總持寺は、東京都足立区西新井一丁目にある真言宗豊山派の寺で、西新井大師の通称で広く知られる。山号を五智山と称し、寺名は詳しくは五智山遍照院總持寺と称する。古くから「関東の高野山」とも呼ばれる。毎月21日には縁日が開かれている。
空海(弘法大師)が関東巡錫の途中、西新井を通った際に、本尊である観音菩薩の霊託を聞き、本尊の十一面観音を彫り天長3年(826年)に寺院を建立したことに始まるとされる。
江戸時代中期に建立された本堂は、昭和41年(1966年)火災により焼亡したが本尊は難を逃れた。本堂は昭和46年(1971年)に再建され現在に至っている。川崎大師などと共に「関東三大師」の一つに数えられ、毎年の正月には初詣の参拝客で賑わう。

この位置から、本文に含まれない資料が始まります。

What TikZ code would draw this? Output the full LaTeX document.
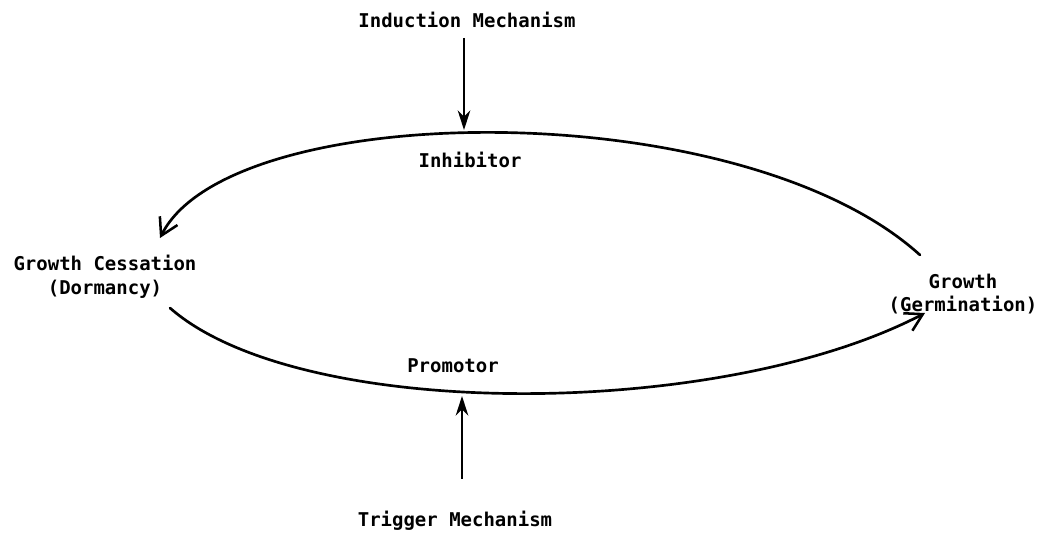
\documentclass[tikz,border=0pt]{standalone}
\usepackage{fontspec}
\setmonofont{DejaVu Sans Mono}
\usetikzlibrary{arrows.meta,calc}

\begin{document}
\begin{tikzpicture}[x=0.025cm, y=-0.025cm,
    lbl/.style={font=\ttfamily\bfseries\fontsize{13.5}{17}\selectfont, align=center, inner sep=1pt},
    loop/.style={line width=1.9pt, line cap=round},
    push/.style={line width=1.3pt, -{Stealth[length=14pt, width=9pt]}}]
    \useasboundingbox (0,0) rectangle (1037,538);

    % texts
    \node[lbl] (ind) at (467,20) {Induction Mechanism};
    \node[lbl] (inh) at (470,160) {Inhibitor};
    \node[lbl] (ces) at (105,277) {Growth Cessation\\(Dormancy)};
    \node[lbl] (grw) at (963,294) {Growth\\(Germination)};
    \node[lbl] (pro) at (453,366) {Promotor};
    \node[lbl] (trg) at (455,521) {Trigger Mechanism};

    % ends of the two arcs
    \coordinate (upR) at (920,255);
    \coordinate (upL) at (160,238);
    \coordinate (upM) at (464,130);
    \coordinate (loL) at (170,308);
    \coordinate (loR) at (925,313);
    \coordinate (loM) at (462,396);

    % Inhibitor arc, Growth -> Cessation
    \draw[loop, -{Straight Barb[length=12pt, width=14pt, line width=1.8pt]}]
        (upR) .. controls (740,92) and (230,98) .. (upL);
    % Promotor arc, Cessation -> Growth
    \draw[loop, -{Straight Barb[length=12pt, width=14pt, line width=1.8pt]}]
        (loL) .. controls (300,422) and (720,420) .. (loR);

    % the two mechanisms
    \draw[push, shorten <=6pt] (ind.south -| upM) -- (upM);
    \draw[push, shorten <=22pt] (trg.north -| loM) -- (loM);
\end{tikzpicture}
\end{document}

境内には弘法大師によってもたらされたとされる加持水の井戸がある。この井戸が本堂の西側に所在することが当地の地名である西新井の名の由来とされている。中野区にある新井薬師と同じ真言宗豊山派の寺院。
- 大本堂 – 前述のとおり昭和46年再建。堂内には十一面観音(秘仏)・空海自刻と伝える弘法大師像(秘仏)の他、四天王像・阿弥陀三尊像(旧三匝堂安置)を祀っており、護摩祈祷が毎日行われている。また、毎年10月の第一土曜日には、北斎会として、紙本着色弘法大師修法図が公開される。縦150センチ、横240センチの大作で、現存する葛飾北斎の最大級の肉筆画であり、弘法大師空海が祈祷をしている様子が描かれている。
- 三匝堂(さんそうどう) – 明治17年建立。足立区指定文化財。都内に残る唯一の栄螺堂である。古くは登ることができたが現在は内部非公開。
- 山門 – 江戸後期の建立。両脇に金剛力士像を祀る。足立区指定文化財。
- 奥の院 – 高野山奥の院を江戸後期に勧請したもので弘法大師を祀る。
この他、塩地蔵、露仏の湯殿山大日如来坐像、十三重宝塔、水子地蔵、六角観音堂、光明殿(大師前駅に隣接する儀式用の堂宇)などがある。
- 鋳銅刻画蔵王権現像 – 平安時代。東京国立博物館に寄託。